When I first heard that Tejaswi is no more, my emotions were more selfish than anything else. Does it mean I can't look forward to reading more of his work? Does it mean Mayaloka-2 will never come out, and we will not get to read more of those amazing stories where he makes reading on most complex secrets of nature no more than a sequence of comical experience? Would we not get to read amazing novels that expose the realities of life? It was not easy to accept that he is no more.

Poornachandra Tejaswi
Image from Vijaya Karnataka

My first exposure to Tejaswi happened with Karwalo. It must be more than fifteen years since. Reading Karwalo was like a world changing event. Suddenly I wanted to be in those magnificent forest ranges. Suddenly I wanted to go on an expedition looking for his lizard. I wanted to leave everything and go on a long expedition on some strange and amazing mission that words can't describe. I was an instant fan of the writer, who, I did not even know is the son of Kuvempu.

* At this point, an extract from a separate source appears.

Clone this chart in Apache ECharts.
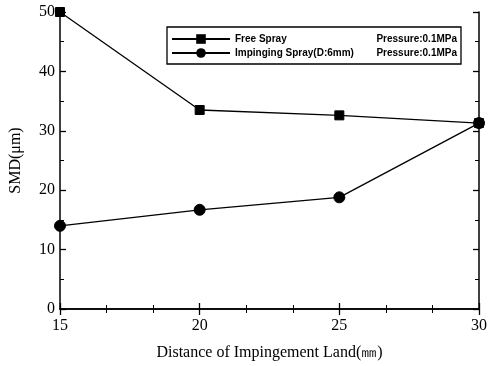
<!DOCTYPE html>
<html>
<head>
<meta charset="utf-8">
<script src="https://cdn.jsdelivr.net/npm/echarts@6/dist/echarts.min.js"></script>
<style>
  html, body { margin: 0; padding: 0; background: #fff; }
  #chart { width: 490px; height: 366px; }
</style>
</head>
<body>
<div id="chart"></div>
<script>
// Distance of impingement land (mm)
const distances = [15, 20, 25, 30];
// Sauter mean diameter (μm)
const freeSpray = [50, 33.5, 32.6, 31.3];
const impingingSpray = [14.0, 16.7, 18.8, 31.3];

const seriesNames = ['Free Spray', 'Impinging Spray(D:6mm)'];
const pressureNote = 'Pressure:0.1MPa';

const xTicks = { min: 15, max: 30, interval: 5 };
const yTicks = { min: 0, max: 50, interval: 10 };

const serif = '"Liberation Serif", "DejaVu Serif", serif';
const ink = '#000';

const chart = echarts.init(document.getElementById('chart'), null, { renderer: 'canvas' });

const axisBase = {
  type: 'value',
  axisLine: { show: true, lineStyle: { color: ink, width: 1.5 } },
  axisTick: { show: true, inside: true, length: 6, lineStyle: { color: ink, width: 1.3 } },
  minorTick: { show: true, length: 4, lineStyle: { color: ink, width: 1 } },
  splitLine: { show: false },
  axisLabel: { color: ink, fontFamily: serif, fontSize: 16 }
};

function pairs(values) {
  return distances.map((d, i) => [d, values[i]]);
}

chart.setOption({
  animation: false,
  backgroundColor: '#fff',
  grid: { left: 60, right: 6, top: 12, bottom: 56 },
  legend: {
    left: 167,
    top: 27,
    orient: 'vertical',
    data: seriesNames,
    itemWidth: 58,
    itemHeight: 12,
    itemGap: 4,
    padding: [7, 4, 6, 4],
    borderColor: ink,
    borderWidth: 1.3,
    backgroundColor: '#fff',
    formatter: name => `{a|${name}}{b|${pressureNote}}`,
    textStyle: {
      rich: {
        a: { width: 134, fontFamily: 'Arial, "Liberation Sans", sans-serif', fontWeight: 'bold', fontSize: 10, color: ink },
        b: { width: 88, align: 'right', fontFamily: 'Arial, "Liberation Sans", sans-serif', fontWeight: 'bold', fontSize: 10, color: ink }
      }
    }
  },
  xAxis: [
    Object.assign({}, axisBase, {
      min: xTicks.min, max: xTicks.max, interval: xTicks.interval,
      minorTick: Object.assign({}, axisBase.minorTick, { splitNumber: 3 }),
      axisLabel: Object.assign({}, axisBase.axisLabel, { margin: 9 }),
      name: 'Distance of Impingement Land(㎜)',
      nameLocation: 'middle',
      nameGap: 36,
      nameTextStyle: { color: ink, fontFamily: serif, fontSize: 16 }
    }),
    Object.assign({}, axisBase, {
      position: 'top',
      min: xTicks.min, max: xTicks.max, interval: xTicks.interval,
      minorTick: Object.assign({}, axisBase.minorTick, { splitNumber: 3 }),
      axisLabel: { show: false }
    })
  ],
  yAxis: [
    Object.assign({}, axisBase, {
      min: yTicks.min, max: yTicks.max, interval: yTicks.interval,
      minorTick: Object.assign({}, axisBase.minorTick, { splitNumber: 2 }),
      axisLabel: Object.assign({}, axisBase.axisLabel, { margin: 5 }),
      name: 'SMD(μm)',
      nameLocation: 'middle',
      nameGap: 36,
      nameRotate: 90,
      nameTextStyle: { color: ink, fontFamily: serif, fontSize: 16 }
    }),
    Object.assign({}, axisBase, {
      position: 'right',
      min: yTicks.min, max: yTicks.max, interval: yTicks.interval,
      minorTick: Object.assign({}, axisBase.minorTick, { splitNumber: 2 }),
      axisLabel: { show: false }
    })
  ],
  series: [
    {
      name: seriesNames[0],
      type: 'line',
      data: pairs(freeSpray),
      symbol: 'rect',
      symbolSize: 9,
      lineStyle: { color: ink, width: 1.3 },
      itemStyle: { color: ink, borderColor: ink },
      z: 3
    },
    {
      name: seriesNames[1],
      type: 'line',
      data: pairs(impingingSpray),
      symbol: 'circle',
      symbolSize: 11,
      lineStyle: { color: ink, width: 1.3 },
      itemStyle: { color: ink, borderColor: ink },
      z: 3
    }
  ]
});
</script>
</body>
</html>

His novels and other works that I read later continued to have similar impact. The way he mixed stories of his experience with complex rules of nature made me yearn to be in his shoes. When he wrote of the Pond Heron that tried to befriend him, or described the fight of Drongos with a snake, it felt as if I was there with him watching it all happen. When he wrote about his discovery or origins of a stream that runs behind his house, and eventually unfolded the science behind the origin of all those rivers that fed our plains, it was a revelation and amazement. As he wrote about these things, he carried his reader everywhere he went.

There were many things that Tejaswi taught me, and inspired me into. I became crazy on bird photography just by reading his experiences and looking at his pictures. He taught me to look at the obvious with an awe, and go beyond what eyes can reveal. He was an inspiration for me to travel and observe. There are many more things he would have inspired in me that I may not even know about.

I have never seen or met Tejaswi, but his demise makes me feel as though I have lost an old friend with whom I shared many things, and spent many hours chatting on varied topics. I wish he lived on for many years telling us the fascinating tales from Mudigere. I miss Tejaswi as though an old buddy suddenly left me. May his soul rest in peace.